The Grief Self-Exploration House
The Grief Self-Exploration House is a great means for helping kids to understand their grief and what’s really important. Remember, when you’re helping a child to grief, your role is to walk alongside them and help to facilitate the process of them working through their own grief, not to do their work for them. We originally found this awesome idea at The Grief Center. Here is how it works:
- On a sheet of paper, have the child draw a picture of a house with the following specifications. Make sure they leave plenty of room in each section and object for writing or drawing. (You might want to use a large piece of paper.):
- The house should have three stories and a roof.
- The house should have a door on the first floor.
- The roof of the house should include both a chimney and a flag.
- If you’d rather not draw the picture, we’ve created a pdf file with a template (with and without instructions) at this link.
- Have the child fill out each section of the house with words or drawings (depending on their age) as indicated below.
- If the child wants to talk about what they’re writing or drawing, engage in those conversations but try not to force them to talk about anything they don’t want to.
Underneath the first floor, write the word foundation and have the child list or draw the values that govern their lives. For younger children, you might need to explain that these are basic principals that influence all of their decisions and actions – things like be kind to people, love one another, etc.
On the side walls, have the child write, or draw pictures of, the people who support them. If the child draws pictures, feel free to talk about who the pictures represent and write those names in so the child will have them later.

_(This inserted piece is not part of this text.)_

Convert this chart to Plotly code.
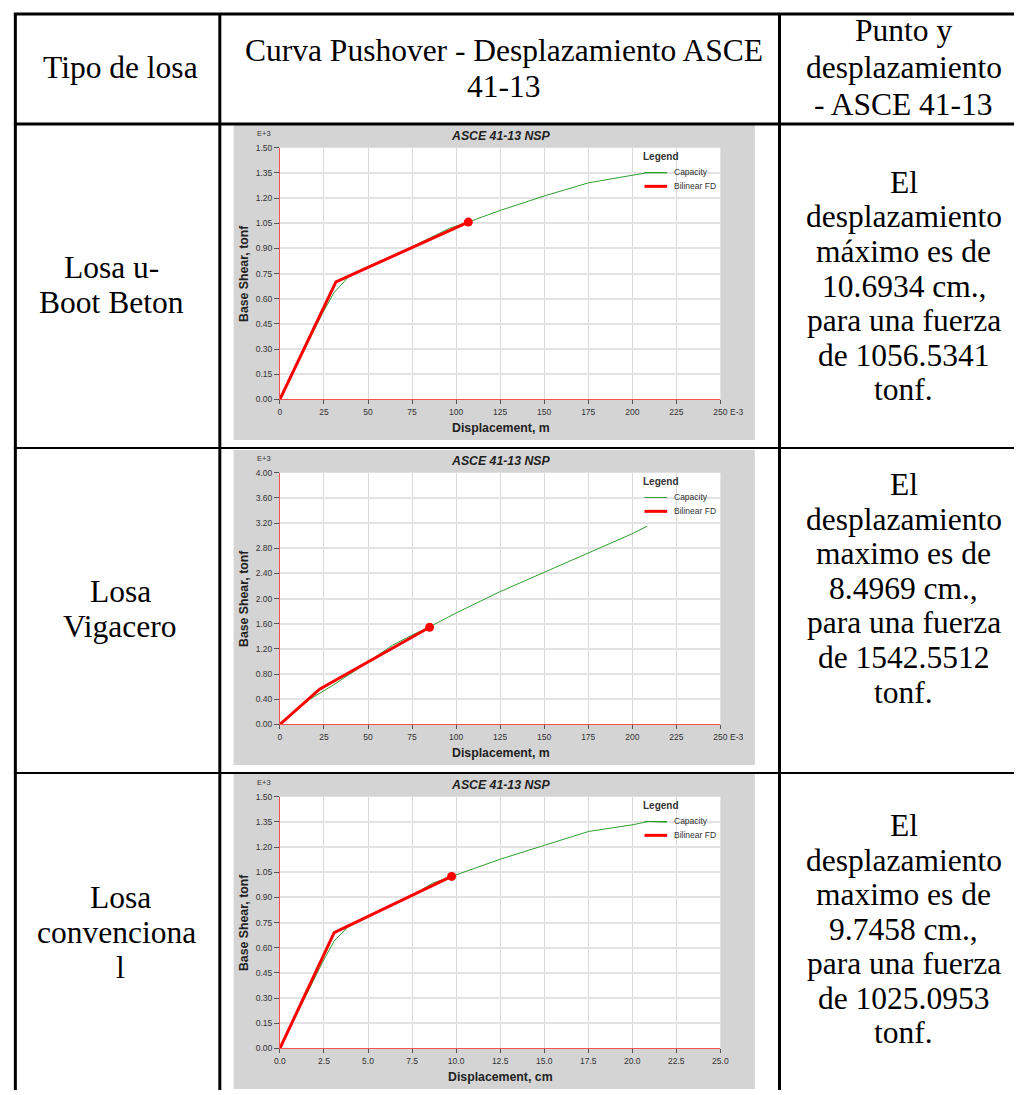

On top of the roof, have the child write or draw pictures of things or people who protect them. These can be specific people in their lives or more general people like teacher, police, etc.
Have the child write or draw ways they “blow off steam” coming out of the chimney. This is a great opportunity to revisit any coping mechanism you might have been working on with the child.
On the front door of their house, have the child write or draw things they keep hidden from other people. These can be “secrets” or just things they don’t let other people see (like when they are sad). Don’t pressure the child to share anything they aren’t comfortable with, and if they would rather, they can complete this section on their own later.
Have the child use the area of the first floor to write or draw things that the DESCRIBE their grief journey. This is a good opportunity to talk about the five stages of grief with the child.
Have the child use the area of the second floor to write or draw things that have HELPED THEM on their grief journey.
Have the child use the area of the second floor to write or draw things anything POSITIVE that has come from their grief journey.
Have the child write or draw things they want people to know about them on the flag. These things fly high over the house.